Many analysts and observers see AT&T prevailing, though perhaps with conditions. The fact that months rolled by between the suit filing and the start of trial without a settlement likely increased the government’s chances. “Our math suggests that NBCU’s affiliate fees (the best example of content/distribution leverage) have grown at a slower rate than the cable net universe since its deal with Comcast,” UBS analyst John Hodulik wrote in a recent report. “Claims in the DoJ brief that AT&T could work with Comcast to keep content off of vMVPDs and use HBO against competitors do not reflect the realities of the OTT world, in our view.”
Michael Smith, a media professor at Carnegie-Mellon, told Deadline the case will spotlight the existential race that is being run across media, technology and entertainment to evolve quickly enough to avoid a newspaper- or radio-style meltdown. “The whole case turns on this idea of, what is the relevant market?” he said. “We used to define the market by households served by MVPDs. But we know now that it’s wide open. … Content isn’t scarce anymore.”

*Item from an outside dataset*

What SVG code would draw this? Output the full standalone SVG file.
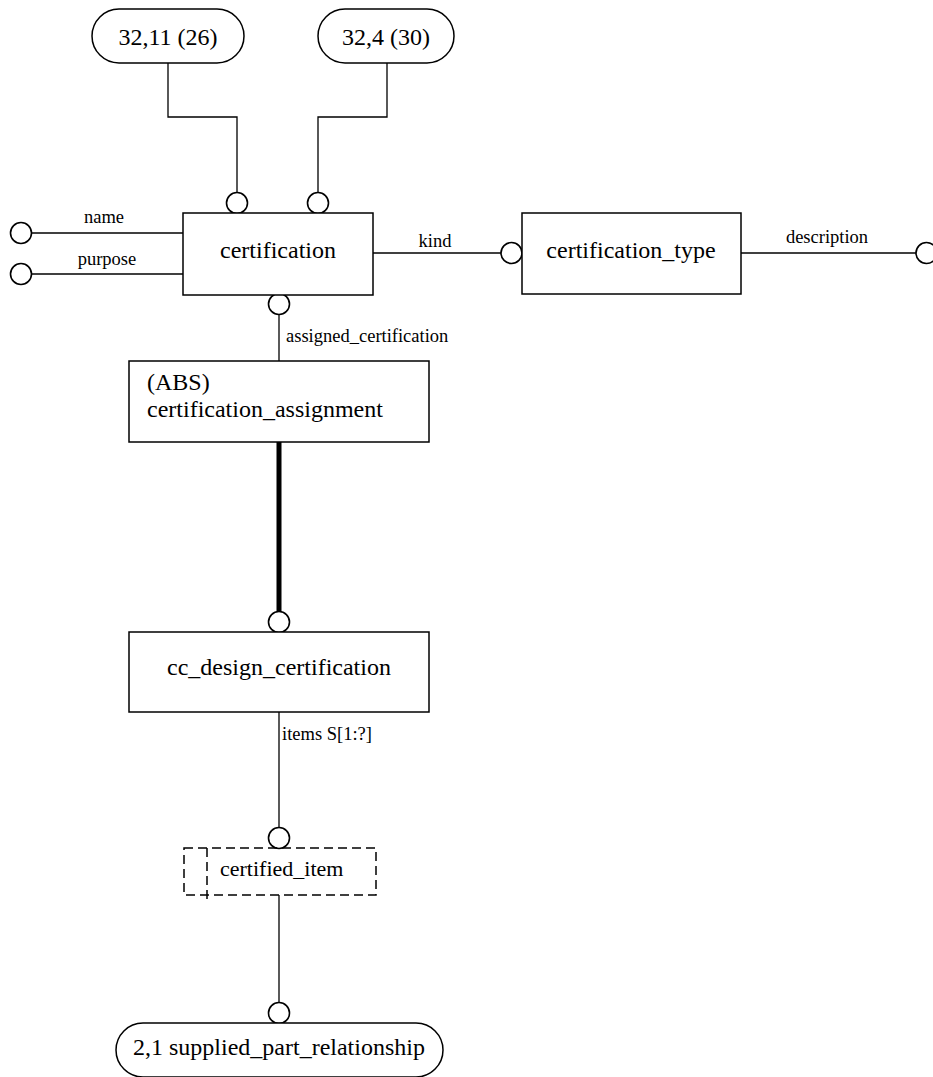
<svg xmlns="http://www.w3.org/2000/svg" width="933" height="1077" viewBox="0 0 933 1077">
<style>
.box{fill:#fff;stroke:#000;stroke-width:1.5}
.dash{fill:none;stroke:#000;stroke-width:1.5;stroke-dasharray:9,5}
.ln{fill:none;stroke:#000;stroke-width:1.3}
.thick{fill:none;stroke:#000;stroke-width:5}
.circ{fill:#fff;stroke:#000;stroke-width:1.6}
.t{font-family:"Liberation Serif","Times New Roman",serif;font-size:24px;fill:#000}
.s{font-family:"Liberation Serif","Times New Roman",serif;font-size:18.5px;fill:#000}
.m{text-anchor:middle}
</style>
<rect width="933" height="1077" fill="#fff"/>
<g id="connectors">
<polyline class="ln" points="168,63 168,117 237,117 237,193"/>
<polyline class="ln" points="387,63 387,117 318,117 318,193"/>
<line class="ln" x1="32" y1="233" x2="183" y2="233"/>
<line class="ln" x1="32" y1="274" x2="183" y2="274"/>
<line class="ln" x1="373" y1="253" x2="501" y2="253"/>
<line class="ln" x1="741" y1="253" x2="916" y2="253"/>
<line class="ln" x1="279" y1="315" x2="279" y2="361"/>
<line class="thick" x1="279" y1="442" x2="279" y2="612"/>
<line class="ln" x1="279" y1="712" x2="279" y2="828"/>
<line class="ln" x1="279" y1="895" x2="279" y2="1002"/>
<circle class="circ" cx="237" cy="203" r="10.5"/>
<circle class="circ" cx="318" cy="203" r="10.5"/>
<circle class="circ" cx="21" cy="233" r="10.5"/>
<circle class="circ" cx="21" cy="274" r="10.5"/>
<circle class="circ" cx="511.5" cy="253" r="10.5"/>
<circle class="circ" cx="926.5" cy="253" r="10.5"/>
<circle class="circ" cx="279" cy="304" r="10.5"/>
<circle class="circ" cx="279" cy="622" r="10.5"/>
<circle class="circ" cx="279" cy="838" r="10.5"/>
<circle class="circ" cx="279" cy="1013" r="10.5"/>
<text class="s m" x="104" y="223">name</text>
<text class="s m" x="107" y="265">purpose</text>
<text class="s m" x="435" y="247">kind</text>
<text class="s m" x="827" y="243">description</text>
<text class="s" x="286" y="342">assigned_certification</text>
<text class="s" x="282" y="740">items S[1:?]</text>
</g>
<g id="ref_32_11">
<rect class="box" x="92" y="9" width="152" height="54" rx="27"/>
<text class="t m" x="168" y="45">32,11 (26)</text>
</g>
<g id="ref_32_4">
<rect class="box" x="318" y="9" width="136" height="54" rx="27"/>
<text class="t m" x="386" y="45">32,4 (30)</text>
</g>
<g id="certification">
<rect class="box" x="183" y="213" width="190" height="82"/>
<text class="t m" x="278" y="258">certification</text>
</g>
<g id="certification_type">
<rect class="box" x="522" y="213" width="219" height="81"/>
<text class="t m" x="631" y="258">certification_type</text>
</g>
<g id="certification_assignment">
<rect class="box" x="129" y="361" width="300" height="81"/>
<text class="t" x="147" y="390">(ABS)</text>
<text class="t" x="147" y="417">certification_assignment</text>
</g>
<g id="cc_design_certification">
<rect class="box" x="129" y="632" width="300" height="80"/>
<text class="t m" x="279" y="675">cc_design_certification</text>
</g>
<g id="certified_item">
<rect class="dash" x="184" y="848" width="192" height="47"/>
<line class="dash" x1="207" y1="848" x2="207" y2="902"/>
<text class="t" x="220" y="876" style="font-size:22px">certified_item</text>
</g>
<g id="supplied_part_relationship">
<rect class="box" x="116" y="1023" width="327" height="54" rx="27"/>
<text class="t m" x="279" y="1055">2,1 supplied_part_relationship</text>
</g>
</svg>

And what would happen if the DOJ were to win? What would the potential impact be on other pending deals, most notably Disney’s planned acquisition of most of 21st Century Fox?
Hard to say for sure — the head-scratcher about all of this is that it’s occurring as an effort of a Republican White House which has been explicitly pro-business and anti-regulation. But if the court were to find that there is harm in a combination of AT&T’s distribution might and Time Warner’s deep well of content, the same could well be said in many other cases. The idea of Disney owning both ESPN and a portfolio of regional sports networks inherited from Fox, for example, suddenly looks a lot shakier in that light.
Fortunately for Time Warner, it has continued to put up strong numbers and its stock price has held steady through all of the turmoil. “The need for scale in direct-to-consumer [DTC] would make TWX assets attractive if deal is blocked,” Hodulik wrote. “With traditional TV subscriber declines accelerating and viewership migrating to online providers (viewership within the 18-24 demographic has declined 50% since 2010, down 14% in 2017 alone), OTT is clearly the future of video distribution.”